Now I've seen plenty of tutorials and documentation mentioning some of the special characters inside a character class. The hat (^) symbol means negate the following characters if it is the first character in the class.
Ex. [^ABC] means not A or B or C
A lesser known special character is the period (.) Which outside the character class usually means any character except a newline but inside the character class matches only a period.
In the string 123.456
.+ matches the entire string
but [.]+ only matches the period in the string
I say this is lesser known because most of the expressions I’ve seen escape the period within the character class [\.] While this isn't wrong is also isn't necessary but I think a lot of people think it is.
The only other special character I see mentioned regarding a character class is \b which has a totally different meaning inside the brackets than outside.
But the special character I haven't seen mentioned is the dash (-)

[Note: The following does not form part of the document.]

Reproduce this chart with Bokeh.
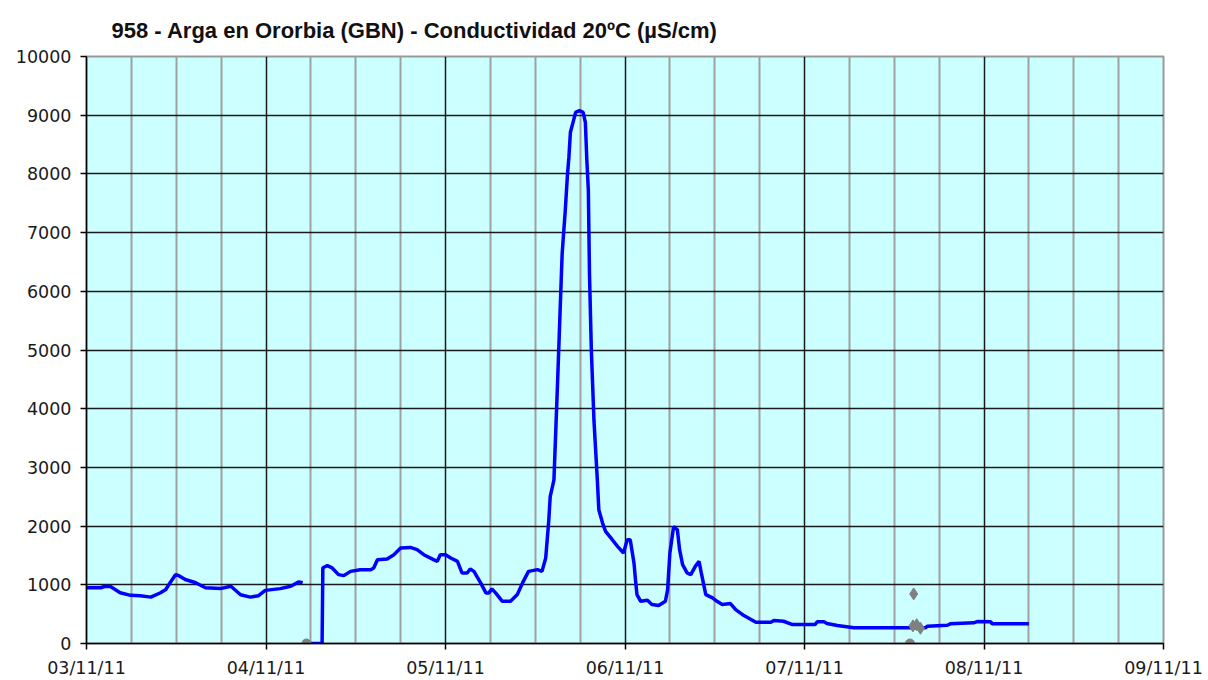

While working on my latest version of my datetime regex I realized something tricky about character classes. I use the dash as one of my three date separators a period or a slash or a dash using the character class [./-] notice that none of the characters are escaped . I mentioned to someone about adding an additional separator, a colon (:), to the class when I realized you can't just add it to the end of the existing characters. [./-:] does not simply add the colon to the previous group of three characters. It also adds all of the digits and removes the dash. Though most may know you can use the dash to specify a range [a-zA-Z] for all the characters in the English alphabet or [0-9] ,for digit zero through nine, are some common constructs. But it's not restricted to being used with only those characters or combinations, those are just used the most. In fact the range can be between any two SINGLE characters. So [&-Z] is perfectly valid to match all digit and upper case letters plus a lot of other characters, like = or @ and others. By default it will just be the range between the two ASCII or Unicode values so you can type in a value or use the ASCII \xXX syntax or Unicode characters with the \uXXXX syntax. The only catch is the second character must have a higher (ASCII or Unicode) value than the first
But here's the tricky part its only a range indicator if it's between two SINGLE characters, or an escaped equivalent of a single character \xXX or \uXXXX. Otherwise it only matches a dash. In my character class used in my datetime regex [./-] it only matches a dash because it at the end of the list of characters. If it was at the beginning it would also work but [.-/] is not the same. In fact the dash doesn't match. I think I realized this in an earlier version of the datetime regex but I didn't fully grasp what was happening. You'll notice I stressed the words 'single character' because as of this writing if the dash is between and character escape that represent multiple characters and a single character a dash matches only a dash
For instance [0-Z] matches a bunch of characters include digits and Uppercase English letters but [\d-Z] matches any digit or a dash or a Z.
Bottom line if you want to match a dash in a character classes with other characters place it first or last or be safe and escape it.